TECH TUESDAY: Risk Checks Backstop Trading

TECH TUESDAY is a weekly content series covering all aspects of capital markets technology. TECH TUESDAY is produced in collaboration with Nasdaq.

(This article provides information about Nasdaq’s Pre-Trade Risk Checks, available to U.S. equities trading clients.)   

For institutional trading and investing firms, risk management should be approached in both a top-down and bottom-up approach. At the macro level, firms must actively assess the broader environment and leverage technological innovation to modernize their approach to risk.

But ultimately, risk must also be identified and mitigated on a bottom-up, granular level, with specific measures and controls aimed at minimizing specific risks in specific activities. In other words, it’s critical to flag errant trades before they happen.
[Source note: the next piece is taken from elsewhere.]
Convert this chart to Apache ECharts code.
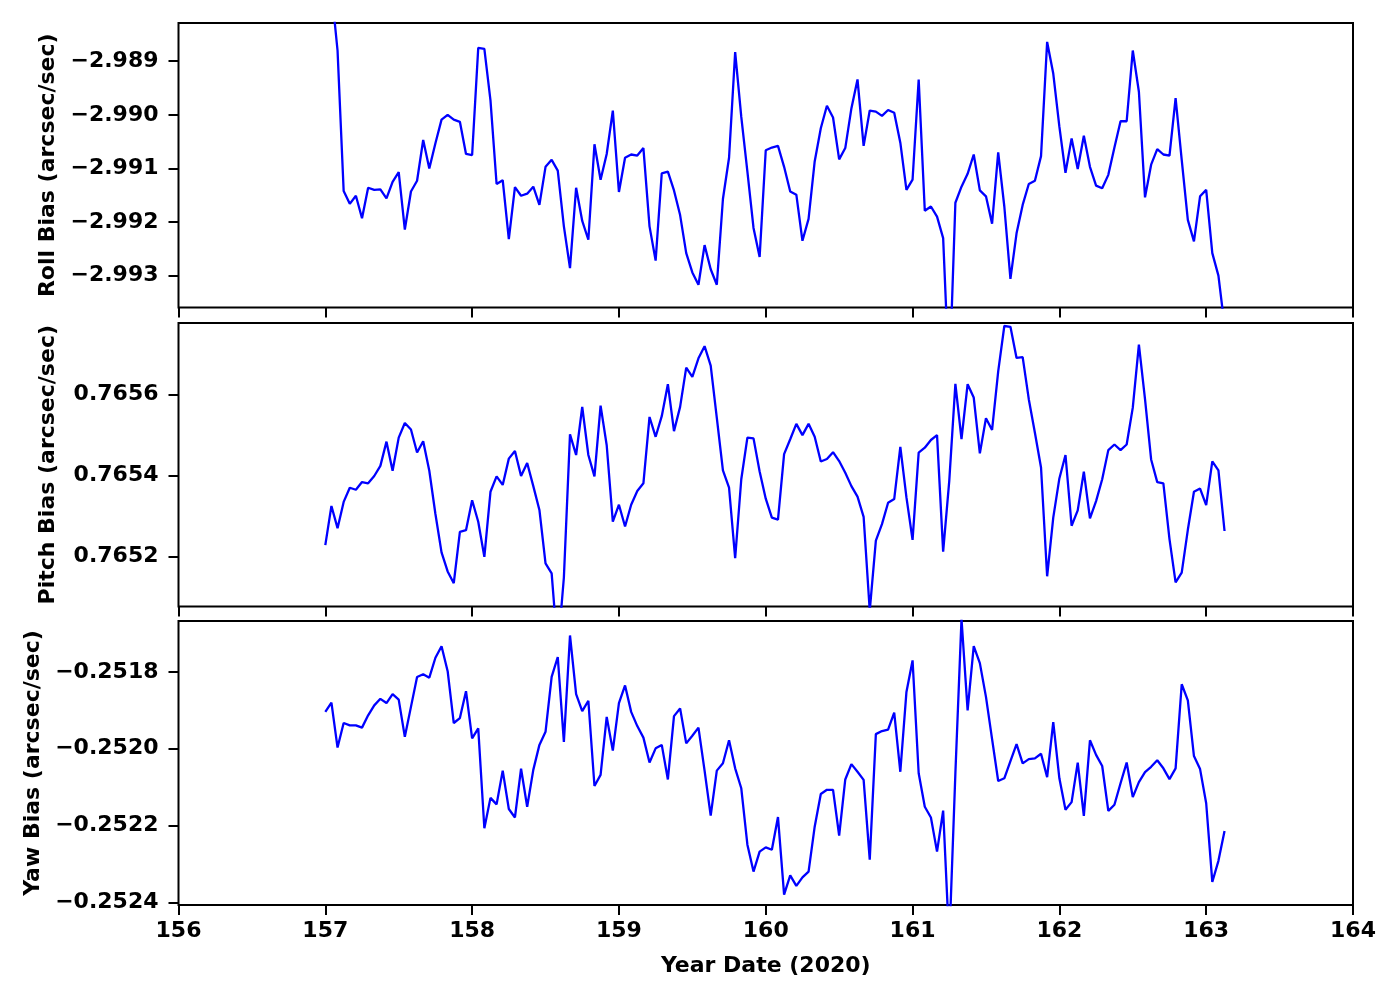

Nasdaq’s new risk checks offering allows users to apply “last-stop” checks when an order is sent to an exchange. When incorporated into a holistic risk management framework or even used on its own, risk checks can provide a valuable line of defense at the transaction level.    

Our new capability gives users the ability to have risk checks at the pre- and at-trade levels. Specifically, as an order enters the exchange, this check could offer “fat finger” protection and screen for violations of firm policies pertaining to restricted stocks, hard-to-borrow securities, market impact thresholds and more. 

Nasdaq rolled out risk checks for its PSX and BX equity exchanges on March 13 and launched on the Nasdaq Stock Market on March 27. The free service for exchange customers offers flexible controls and protection parameters at a single order and aggregate exposure levels via a RESTful API. In addition, customers can configure automatic actioning when exposure limits are breached and retrieve historical information in real time. 

In collaboration with Nasdaq and four other U.S. exchange operators, Citadel Securities published a 2021 whitepaper assessing exchange best practices for reducing operational risk at broker-dealers. The electronic market maker noted the interconnectedness of the market ecosystem and the importance of approaching risk mitigation from that perspective. 

“Greater attention has been paid in recent years to implementing controls that prevent trading system malfunction risk at the individual trading firms who own this risk,” the whitepaper stated. “But capital markets globally have focused less on safeguarding the interface between individual firms and exchanges in the event an error at an individual firm does still arise, which plays an important role in stopping damaging and disruptive events before they occur or limiting the effects of those events. Exchanges here have a vital role to play in helping their participants manage these risks.”

Reducing operational risk at broker-dealers benefits firms by averting potential trading losses, as well as the monetary and reputational costs of regulatory actions. At the market level, reducing operational risk helps maintain market integrity and stability.  

Nasdaq’s risk checks appeal to trading firms to backstop trades, which is especially important amid highly volatile markets. They’re also conducive to sponsored access, where a non-member firm can trade through an exchange member. Risk checks would help limit the risk put on the exchange member for the underlying client’s trade activity.  

Erin Sheehan, Nasdaq

Nasdaq developed risk checks as part of its broader push to modernize market infrastructure services and facilitate more system interoperability. “We are excited to bring this capability to market,” said Erin Sheehan, U.S. Equities Product Manager at Nasdaq. “It’s API-based, and customers get risk notifications and the ability to post and pull data more efficiently. There’s also interoperability with third-party solutions and with a firm’s own systems.”